=== DATA ===
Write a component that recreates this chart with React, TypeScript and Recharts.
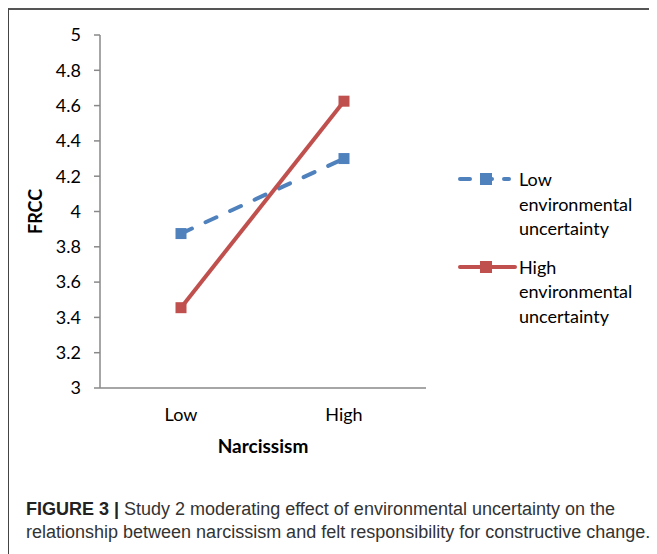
import { LineChart, Line, XAxis, YAxis, Legend, Label } from "recharts";

const categories = ["Low", "High"];
const lowUncertainty = [3.875, 4.3];
const highUncertainty = [3.455, 4.625];
const yTicks = [3, 3.2, 3.4, 3.6, 3.8, 4, 4.2, 4.4, 4.6, 4.8, 5];

const seriesNames = [
  "Low environmental uncertainty",
  "High environmental uncertainty",
];

const data = categories.map((c, i) => ({
  name: c,
  low: lowUncertainty[i],
  high: highUncertainty[i],
}));

const BLUE = "#4F81BD";
const RED = "#C0504D";
const FONT = "Lato, 'Open Sans', sans-serif";

const SquareDot = (props: any) => {
  const { cx, cy, fill } = props;
  if (cx == null || cy == null) return null;
  return <rect x={cx - 5.5} y={cy - 5.5} width={11} height={11} fill={fill} />;
};

const LegendContent = () => {
  const items = [
    { color: BLUE, dash: "10 12", len: 51, lines: ["Low", "environmental", "uncertainty"] },
    { color: RED, dash: undefined, len: 57, lines: ["High", "environmental", "uncertainty"] },
  ];
  return (
    <div style={{ fontFamily: FONT, fontSize: 18, color: "#000" }}>
      {items.map((it, i) => (
        <div key={i} style={{ display: "flex", marginBottom: 14 }}>
          <svg width={61} height={24} style={{ flex: "none" }}>
            <line
              x1={2}
              y1={12}
              x2={it.len}
              y2={12}
              stroke={it.color}
              strokeWidth={4}
              strokeDasharray={it.dash}
              strokeLinecap="round"
            />
            <rect x={22} y={6} width={12} height={12} fill={it.color} />
          </svg>
          <div style={{ lineHeight: "24.5px" }}>
            {it.lines.map((l, j) => (
              <div key={j}>{l}</div>
            ))}
          </div>
        </div>
      ))}
    </div>
  );
};

export default function App() {
  return (
    <div
      style={{
        width: 660,
        height: 560,
        borderTop: "2px solid #555",
        borderLeft: "1px solid #444",
        boxSizing: "border-box",
        position: "relative",
      }}
    >
      <LineChart
        width={640}
        height={458}
        data={data}
        margin={{ top: 25, right: 223, bottom: 10, left: 0 }}
        style={{ fontFamily: FONT }}
      >
        <XAxis
          dataKey="name"
          padding={{ left: 81, right: 82 }}
          axisLine={{ stroke: "#888", strokeWidth: 1.5 }}
          tickLine={false}
          tickSize={0}
          tickMargin={20}
          height={70}
          tick={{ fill: "#000", fontSize: 18 }}
        >
          <Label
            value="Narcissism"
            position="insideBottom"
            offset={5}
            style={{ fontWeight: 700, fontSize: 19, fill: "#000" }}
          />
        </XAxis>
        <YAxis
          domain={[3, 5]}
          ticks={yTicks}
          interval={0}
          width={91}
          axisLine={{ stroke: "#888", strokeWidth: 1.5 }}
          tickLine={{ stroke: "#888", strokeWidth: 1.5 }}
          tickSize={6}
          tickMargin={13}
          tick={{ fill: "#000", fontSize: 18 }}
        >
          <Label
            value="FRCC"
            angle={-90}
            position="insideLeft"
            offset={27}
            style={{ textAnchor: "middle", fontWeight: 700, fontSize: 18, fill: "#000" }}
          />
        </YAxis>
        <Legend
          layout="vertical"
          align="center"
          verticalAlign="middle"
          wrapperStyle={{ left: 449, top: 157, width: 200 }}
          content={<LegendContent />}
        />
        <Line
          type="linear"
          dataKey="low"
          name={seriesNames[0]}
          stroke={BLUE}
          strokeWidth={4}
          strokeDasharray="12 15"
          strokeLinecap="round"
          dot={<SquareDot fill={BLUE} />}
          activeDot={false}
          isAnimationActive={false}
        />
        <Line
          type="linear"
          dataKey="high"
          name={seriesNames[1]}
          stroke={RED}
          strokeWidth={4}
          dot={<SquareDot fill={RED} />}
          activeDot={false}
          isAnimationActive={false}
        />
      </LineChart>
      <div
        style={{
          position: "absolute",
          left: 17,
          top: 488,
          width: 640,
          whiteSpace: "nowrap",
          fontFamily: "'Liberation Sans', Arial, sans-serif",
          fontSize: 18,
          lineHeight: "23px",
          color: "#333",
        }}
      >
        <b style={{ color: "#222" }}>FIGURE 3 |</b> Study 2 moderating effect of environmental uncertainty on the
        <br />
        relationship between narcissism and felt responsibility for constructive change.
      </div>
    </div>
  );
}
===
▶ TASK DIRECTIONS
Starting with the first line of the data above and ending with the line containing "YAxis, Legend, Label", please restate every line exactly, leaving images out.

▶ RESULT FOR THIS EXERCISE
Write a component that recreates this chart with React, TypeScript and Recharts.
import { LineChart, Line, XAxis, YAxis, Legend, Label } from "recharts";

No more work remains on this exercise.